_GOAL_
Write the data out again, character for character, with no images.

_DATA_
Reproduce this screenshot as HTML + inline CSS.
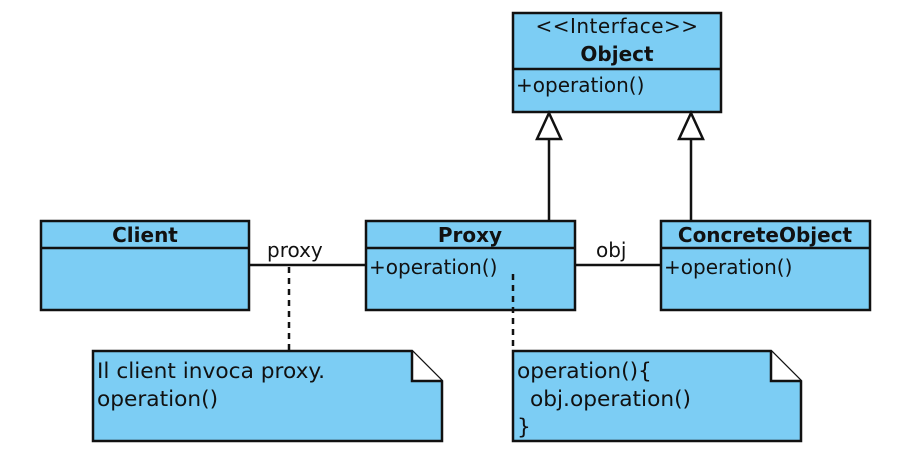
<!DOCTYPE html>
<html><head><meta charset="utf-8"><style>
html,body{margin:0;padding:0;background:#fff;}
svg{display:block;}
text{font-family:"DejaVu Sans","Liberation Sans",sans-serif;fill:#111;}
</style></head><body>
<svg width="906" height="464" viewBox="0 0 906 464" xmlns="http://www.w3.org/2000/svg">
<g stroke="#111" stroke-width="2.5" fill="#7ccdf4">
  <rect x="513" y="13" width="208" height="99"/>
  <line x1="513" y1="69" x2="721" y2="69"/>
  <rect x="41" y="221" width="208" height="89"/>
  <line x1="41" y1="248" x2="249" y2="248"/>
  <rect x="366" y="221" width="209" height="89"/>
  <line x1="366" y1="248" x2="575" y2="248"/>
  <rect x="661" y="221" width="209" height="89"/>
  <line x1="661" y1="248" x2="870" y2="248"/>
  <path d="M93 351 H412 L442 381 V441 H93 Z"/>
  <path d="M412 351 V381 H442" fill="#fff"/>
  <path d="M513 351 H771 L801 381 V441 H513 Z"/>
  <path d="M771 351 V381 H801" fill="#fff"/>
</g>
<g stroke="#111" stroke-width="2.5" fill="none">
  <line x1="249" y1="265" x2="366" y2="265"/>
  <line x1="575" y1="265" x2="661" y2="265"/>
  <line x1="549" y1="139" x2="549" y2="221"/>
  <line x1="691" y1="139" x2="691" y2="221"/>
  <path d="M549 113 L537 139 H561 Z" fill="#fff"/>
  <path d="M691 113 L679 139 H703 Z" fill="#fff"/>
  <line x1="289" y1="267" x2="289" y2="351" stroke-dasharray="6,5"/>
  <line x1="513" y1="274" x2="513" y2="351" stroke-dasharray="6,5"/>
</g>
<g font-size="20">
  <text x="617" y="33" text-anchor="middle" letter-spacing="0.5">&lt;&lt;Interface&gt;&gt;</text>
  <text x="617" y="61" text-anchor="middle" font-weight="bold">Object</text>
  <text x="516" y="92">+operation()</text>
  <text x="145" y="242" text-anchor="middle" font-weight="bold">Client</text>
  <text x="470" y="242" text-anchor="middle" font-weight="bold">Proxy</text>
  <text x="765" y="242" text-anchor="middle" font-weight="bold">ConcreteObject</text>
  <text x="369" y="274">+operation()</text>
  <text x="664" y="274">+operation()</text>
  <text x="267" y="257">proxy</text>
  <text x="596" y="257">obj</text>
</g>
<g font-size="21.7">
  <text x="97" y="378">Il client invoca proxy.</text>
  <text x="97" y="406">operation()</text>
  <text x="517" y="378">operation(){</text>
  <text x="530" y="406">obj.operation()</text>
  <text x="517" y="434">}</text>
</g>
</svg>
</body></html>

_EXERCISE RESPONSE_
Reproduce this screenshot as HTML + inline CSS.
<!DOCTYPE html>
<html><head><meta charset="utf-8"><style>
html,body{margin:0;padding:0;background:#fff;}
svg{display:block;}
text{font-family:"DejaVu Sans","Liberation Sans",sans-serif;fill:#111;}
</style></head><body>
<svg width="906" height="464" viewBox="0 0 906 464" xmlns="http://www.w3.org/2000/svg">
<g stroke="#111" stroke-width="2.5" fill="#7ccdf4">
  <rect x="513" y="13" width="208" height="99"/>
  <line x1="513" y1="69" x2="721" y2="69"/>
  <rect x="41" y="221" width="208" height="89"/>
  <line x1="41" y1="248" x2="249" y2="248"/>
  <rect x="366" y="221" width="209" height="89"/>
  <line x1="366" y1="248" x2="575" y2="248"/>
  <rect x="661" y="221" width="209" height="89"/>
  <line x1="661" y1="248" x2="870" y2="248"/>
  <path d="M93 351 H412 L442 381 V441 H93 Z"/>
  <path d="M412 351 V381 H442" fill="#fff"/>
  <path d="M513 351 H771 L801 381 V441 H513 Z"/>
  <path d="M771 351 V381 H801" fill="#fff"/>
</g>
<g stroke="#111" stroke-width="2.5" fill="none">
  <line x1="249" y1="265" x2="366" y2="265"/>
  <line x1="575" y1="265" x2="661" y2="265"/>
  <line x1="549" y1="139" x2="549" y2="221"/>
  <line x1="691" y1="139" x2="691" y2="221"/>
  <path d="M549 113 L537 139 H561 Z" fill="#fff"/>
  <path d="M691 113 L679 139 H703 Z" fill="#fff"/>
  <line x1="289" y1="267" x2="289" y2="351" stroke-dasharray="6,5"/>
  <line x1="513" y1="274" x2="513" y2="351" stroke-dasharray="6,5"/>
</g>
<g font-size="20">
  <text x="617" y="33" text-anchor="middle" letter-spacing="0.5">&lt;&lt;Interface&gt;&gt;</text>
  <text x="617" y="61" text-anchor="middle" font-weight="bold">Object</text>
  <text x="516" y="92">+operation()</text>
  <text x="145" y="242" text-anchor="middle" font-weight="bold">Client</text>
  <text x="470" y="242" text-anchor="middle" font-weight="bold">Proxy</text>
  <text x="765" y="242" text-anchor="middle" font-weight="bold">ConcreteObject</text>
  <text x="369" y="274">+operation()</text>
  <text x="664" y="274">+operation()</text>
  <text x="267" y="257">proxy</text>
  <text x="596" y="257">obj</text>
</g>
<g font-size="21.7">
  <text x="97" y="378">Il client invoca proxy.</text>
  <text x="97" y="406">operation()</text>
  <text x="517" y="378">operation(){</text>
  <text x="530" y="406">obj.operation()</text>
  <text x="517" y="434">}</text>
</g>
</svg>
</body></html>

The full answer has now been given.